Climate change may alter forest biodiversity and function including plant dynamics such as growth and gas exchange rates and the success of invasive plant species. Boreal Forest Warming at an Ecotone in Danger (B4WarmED) is a manipulative open-air experiment at two sites in northern Minnesota, addressing the potential for climate warming to alter tree function and species composition at the boreal-temperate forest ecotone through effects on juvenile phenology, physiology, and growth. The goal of this study was to compare plant functional traits of tree species from three groups (invasive temperate, native temperate, and native boreal) grown under two temperature regimes (ambient and warmed 3.4 °C belowground and aboveground) to determine whether an aggressive invasive species is differentially sensitive to climate warming than common native species. Here we present data collected over four years (2009-2012) on tree seedling growth, leaf emergence and senescence, leaf gas exchange rates, and leaf nutrients from a subsample of 11,000 seedlings of 11 species planted in 2008.

Results/Conclusions

We found significant effects of warming on growth that differed among species. Native boreal species showed a decline in growth under the warming treatment, while native temperate and the invasive temperate (Rhamnus cathartica) species generally responded positively to warming. However, the invasive R. cathartica showed the largest increase in growth. This growth response to warming by the invasive species does not appear to be driven by differences in growing season length, as all species extended their growing season in the warmed plots (achieved by both earlier leaf out in the spring and later senescence in the fall). Percent leaf nitrogen was also not a driver of growth per se, as this trait was largely unaffected by the warming treatment.

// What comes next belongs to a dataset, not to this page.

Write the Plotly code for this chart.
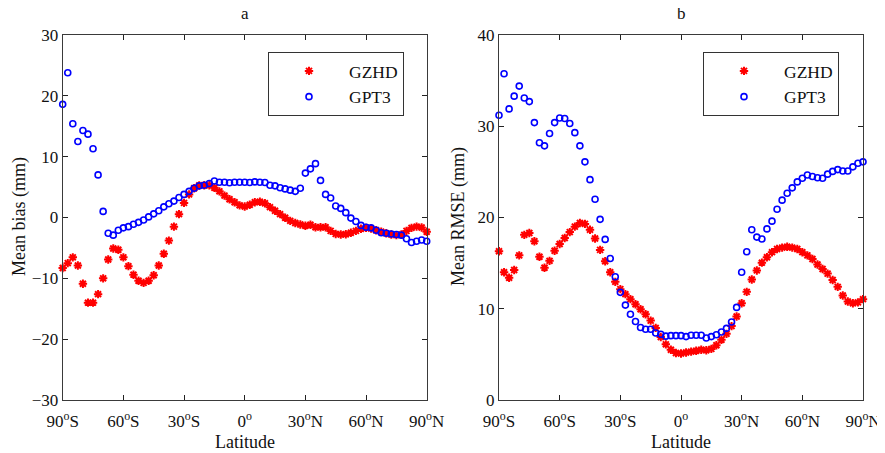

However, while specific leaf area (SLA) of both native groups did not vary among treatments, SLA of R. cathartica declined significantly in the warming treatment, causing increased area-based leaf nitrogen concentrations. Area-based photosynthetic rates followed a similar pattern, increasing in the warming treatment for R. cathartica, but remaining stable or declining in the two native groups. Our growth and leaf trait results suggest that invasive R. cathartica may outgrow and outcompete the native species in northern Minnesota under climate change.